## Short task:
Reproduce all of the data below without alteration; exclude every picture.

## Supplied material:
-=-=-

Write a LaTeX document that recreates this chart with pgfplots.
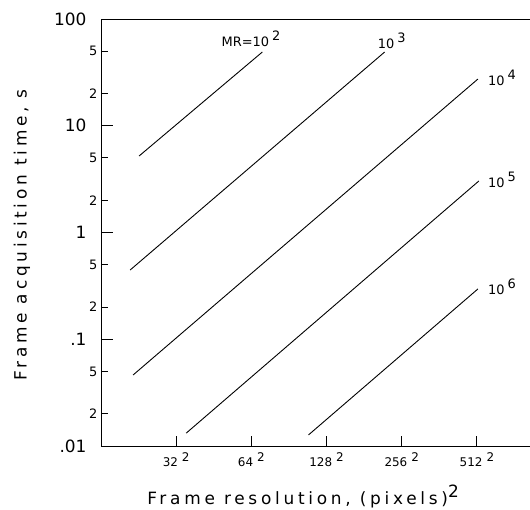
\documentclass[border=0pt]{standalone}
\usepackage{pgfplots}
\pgfplotsset{compat=1.18}
\usepackage{fontspec}
\setmainfont{DejaVu Sans}
\newfontfamily\plotfont{DejaVu Sans}[LetterSpace=22]

\newcommand{\sq}[1]{#1\hspace{4bp}\raisebox{5bp}{2}}
\newcommand{\pw}[1]{10\hspace{3bp}\raisebox{6bp}{#1}}

\begin{document}
\begin{tikzpicture}
\begin{axis}[
  xmode=log, ymode=log,
  scale only axis,
  width=429bp, height=427bp,
  xmin=256, xmax=698000,
  ymin=0.01, ymax=100,
  axis x line*=box, axis y line*=left,
  axis line style={-, line width=0.9bp},
  tick style={black, line width=0.9bp},
  tick align=inside,
  xtick pos=left, ytick pos=left,
  xminorticks=false, yminorticks=false,
  major tick length=7bp,
  xtick=\empty,
  extra x ticks={1024,4096,16384,65536,262144},
  extra x tick labels={\sq{32},\sq{64},\sq{128},\sq{256},\sq{512}},
  extra x tick style={major tick length=10bp},
  xticklabel style={font=\fontsize{12}{12}\selectfont, yshift=-3bp},
  ytick={0.02,0.05,0.2,0.5,2,5,20,50},
  yticklabels={2,5,2,5,2,5,2,5},
  yticklabel style={font=\fontsize{13}{13}\selectfont},
  extra y ticks={0.01,0.1,1,10,100},
  extra y tick labels={.01,.1,1,10,100},
  extra y tick style={major tick length=12bp,
    yticklabel style={font=\fontsize{17}{17}\selectfont, xshift=-11bp}},
  every axis x label/.style={at={(axis description cs:0.471,-0.138)}, anchor=base},
  every axis y label/.style={at={(axis description cs:-0.184,0.494)}, anchor=center, rotate=90},
  xlabel={\plotfont\fontsize{17}{17}\selectfont Frame resolution, (pixels)\raisebox{7bp}{2}},
  ylabel={\plotfont\fontsize{17}{17}\selectfont Frame acquisition time, s},
]
% MR = 10^2
\addplot[black, line width=0.9bp] coordinates {(517,5.21) (5020,49.1)};
% MR = 10^3
\addplot[black, line width=0.9bp] coordinates {(438,0.445) (47870,49.1)};
% MR = 10^4
\addplot[black, line width=0.9bp] coordinates {(463,0.0463) (267100,27.4)};
% MR = 10^5
\addplot[black, line width=0.9bp] coordinates {(1232,0.0132) (272000,3.04)};
% MR = 10^6
\addplot[black, line width=0.9bp] coordinates {(11750,0.0127) (267100,0.296)};

\begin{scope}[every node/.style={font=\fontsize{13}{13}\selectfont, anchor=base west, inner sep=0pt}]
\node[xshift=-41bp, yshift=5bp] at (axis cs:5020,49.1) {MR=\pw{2}};
\node[xshift=-7bp, yshift=3bp] at (axis cs:47870,49.1) {\pw{3}};
\node[xshift=10bp, yshift=-6bp] at (axis cs:267100,27.4) {\pw{4}};
\node[xshift=9bp, yshift=-7bp] at (axis cs:272000,3.04) {\pw{5}};
\node[xshift=10bp, yshift=-6bp] at (axis cs:267100,0.296) {\pw{6}};
\end{scope}
\end{axis}
\pgfresetboundingbox
\path[use as bounding box] ([xshift=-101bp,yshift=-64bp]current axis.south west) rectangle ([yshift=19bp]current axis.north east);
\end{tikzpicture}
\end{document}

-=-=-

## Output of the exercise:
Write a LaTeX document that recreates this chart with pgfplots.
\documentclass[border=0pt]{standalone}
\usepackage{pgfplots}
\pgfplotsset{compat=1.18}
\usepackage{fontspec}
\setmainfont{DejaVu Sans}
\newfontfamily\plotfont{DejaVu Sans}[LetterSpace=22]

\newcommand{\sq}[1]{#1\hspace{4bp}\raisebox{5bp}{2}}
\newcommand{\pw}[1]{10\hspace{3bp}\raisebox{6bp}{#1}}

\begin{document}
\begin{tikzpicture}
\begin{axis}[
  xmode=log, ymode=log,
  scale only axis,
  width=429bp, height=427bp,
  xmin=256, xmax=698000,
  ymin=0.01, ymax=100,
  axis x line*=box, axis y line*=left,
  axis line style={-, line width=0.9bp},
  tick style={black, line width=0.9bp},
  tick align=inside,
  xtick pos=left, ytick pos=left,
  xminorticks=false, yminorticks=false,
  major tick length=7bp,
  xtick=\empty,
  extra x ticks={1024,4096,16384,65536,262144},
  extra x tick labels={\sq{32},\sq{64},\sq{128},\sq{256},\sq{512}},
  extra x tick style={major tick length=10bp},
  xticklabel style={font=\fontsize{12}{12}\selectfont, yshift=-3bp},
  ytick={0.02,0.05,0.2,0.5,2,5,20,50},
  yticklabels={2,5,2,5,2,5,2,5},
  yticklabel style={font=\fontsize{13}{13}\selectfont},
  extra y ticks={0.01,0.1,1,10,100},
  extra y tick labels={.01,.1,1,10,100},
  extra y tick style={major tick length=12bp,
    yticklabel style={font=\fontsize{17}{17}\selectfont, xshift=-11bp}},
  every axis x label/.style={at={(axis description cs:0.471,-0.138)}, anchor=base},
  every axis y label/.style={at={(axis description cs:-0.184,0.494)}, anchor=center, rotate=90},
  xlabel={\plotfont\fontsize{17}{17}\selectfont Frame resolution, (pixels)\raisebox{7bp}{2}},
  ylabel={\plotfont\fontsize{17}{17}\selectfont Frame acquisition time, s},
]
% MR = 10^2
\addplot[black, line width=0.9bp] coordinates {(517,5.21) (5020,49.1)};
% MR = 10^3
\addplot[black, line width=0.9bp] coordinates {(438,0.445) (47870,49.1)};
% MR = 10^4
\addplot[black, line width=0.9bp] coordinates {(463,0.0463) (267100,27.4)};
% MR = 10^5
\addplot[black, line width=0.9bp] coordinates {(1232,0.0132) (272000,3.04)};
% MR = 10^6
\addplot[black, line width=0.9bp] coordinates {(11750,0.0127) (267100,0.296)};

\begin{scope}[every node/.style={font=\fontsize{13}{13}\selectfont, anchor=base west, inner sep=0pt}]
\node[xshift=-41bp, yshift=5bp] at (axis cs:5020,49.1) {MR=\pw{2}};
\node[xshift=-7bp, yshift=3bp] at (axis cs:47870,49.1) {\pw{3}};
\node[xshift=10bp, yshift=-6bp] at (axis cs:267100,27.4) {\pw{4}};
\node[xshift=9bp, yshift=-7bp] at (axis cs:272000,3.04) {\pw{5}};
\node[xshift=10bp, yshift=-6bp] at (axis cs:267100,0.296) {\pw{6}};
\end{scope}
\end{axis}
\pgfresetboundingbox
\path[use as bounding box] ([xshift=-101bp,yshift=-64bp]current axis.south west) rectangle ([yshift=19bp]current axis.north east);
\end{tikzpicture}
\end{document}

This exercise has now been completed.